Его примеру последовал и дирижер Эса-Пекка Салонен, исполнив «Вступление» и «Смерть Изольды» Вагнера непосредственно перед сочинением Мессиана, без перерыва. Когда на сцену Большого фестивального зала вышли музыканты Венского филармонического оркестра, а следом за ними и солисты – любимица публики пианистка Юйцзя Ван и дебютировавшая на Зальцбургском фестивале Сесиль Лартиго, исполнительница на волнах Мартено, – можно было подумать, что в программу внесено изменение и сначала прозвучит «Турангалила», но нет! По плавному взмаху дирижерской палочки Салонена я тут же понял, что сейчас начнется «Вступление» из «Тристана и Изольды». Помимо идейной связи с сагой о Тристане, «Турангалила» обнаруживает безусловную связь с одноименной оперой и эстетикой музыкального романтизма в целом. Она прослеживается во всех четных частях симфонии (Песнь Любви I–II, Сад любовного сна, Развитие Любви, Финал) в теме любви, имеющей разные варианты, но всегда хорошо узнаваемой за счет использования похожей оркестровки и гармонии. В «Развитии Любви» и вовсе звучит трансформированная цитата из кульминации в «Смерти Изольды».
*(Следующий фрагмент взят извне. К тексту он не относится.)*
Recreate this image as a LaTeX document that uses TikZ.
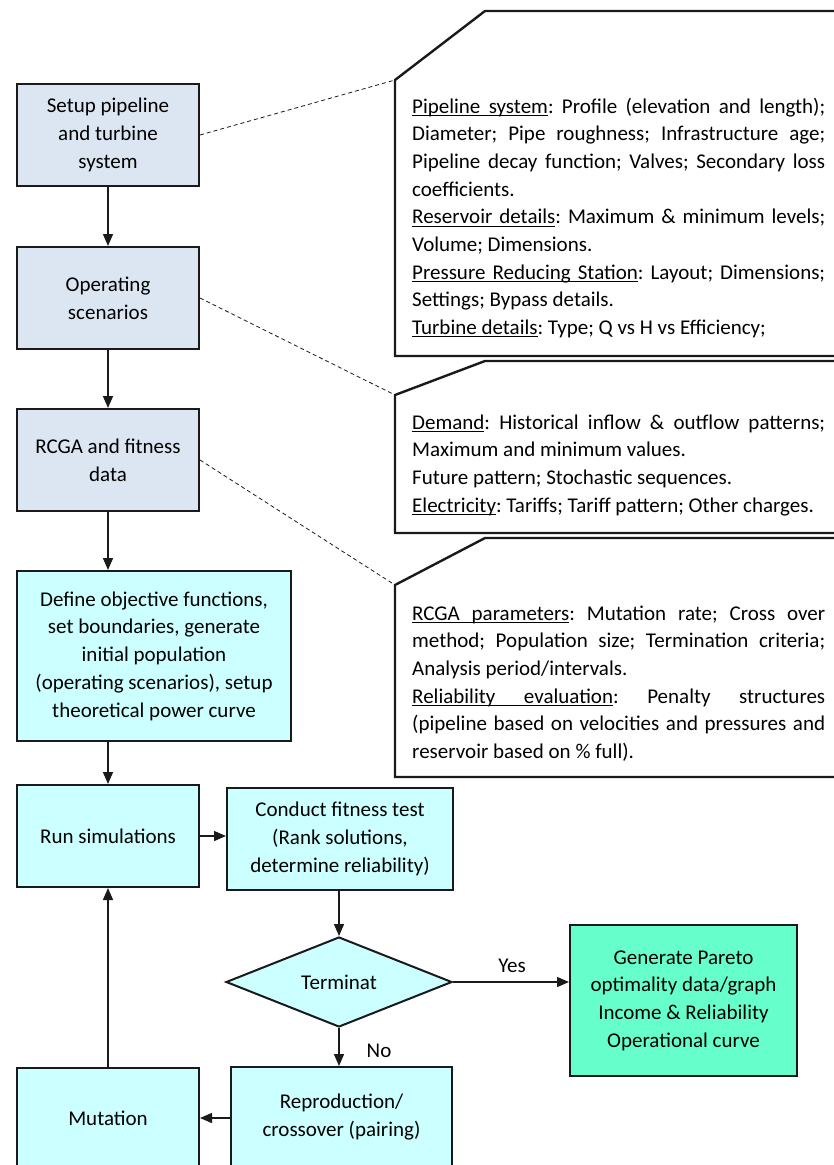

Что же касается Вагнера, в исполнении мне больше всего понравился живой пульс, непрерывная мелодическая линия от первого и до последнего звука. Все полифонические пласты звучали рельефно, особенно порадовав слушателя мощными соло валторн и труб, тонкой фразировкой деревянных духовых. Кроме этого, интерпретация Салонена выделялась широкой амплитудой темпов: от медленных и задумчивых в начальных тактах с пролонгированными ферматами пауз, как бы повисавших в воздухе, до очень стремительных в развитии музыкального материала.
Как только прозрачные заключительные аккорды растворились в тишине, ворвались брутальные пассажи «Турангалилы». Она прозвучала в рамках не только единой художественной, но и исполнительской концепции, приближенной таким образом к эпохе романтизма. Салонену почти удалось сочетать ритмическую точность с ощущением цельного музыкального полотна, наполненного экстатикой: все же в некоторых разделах при резкой смене темпа оркестр из-за широкого дирижерского жеста поначалу играл не синхронно, и лишь спустя пару секунд сходился.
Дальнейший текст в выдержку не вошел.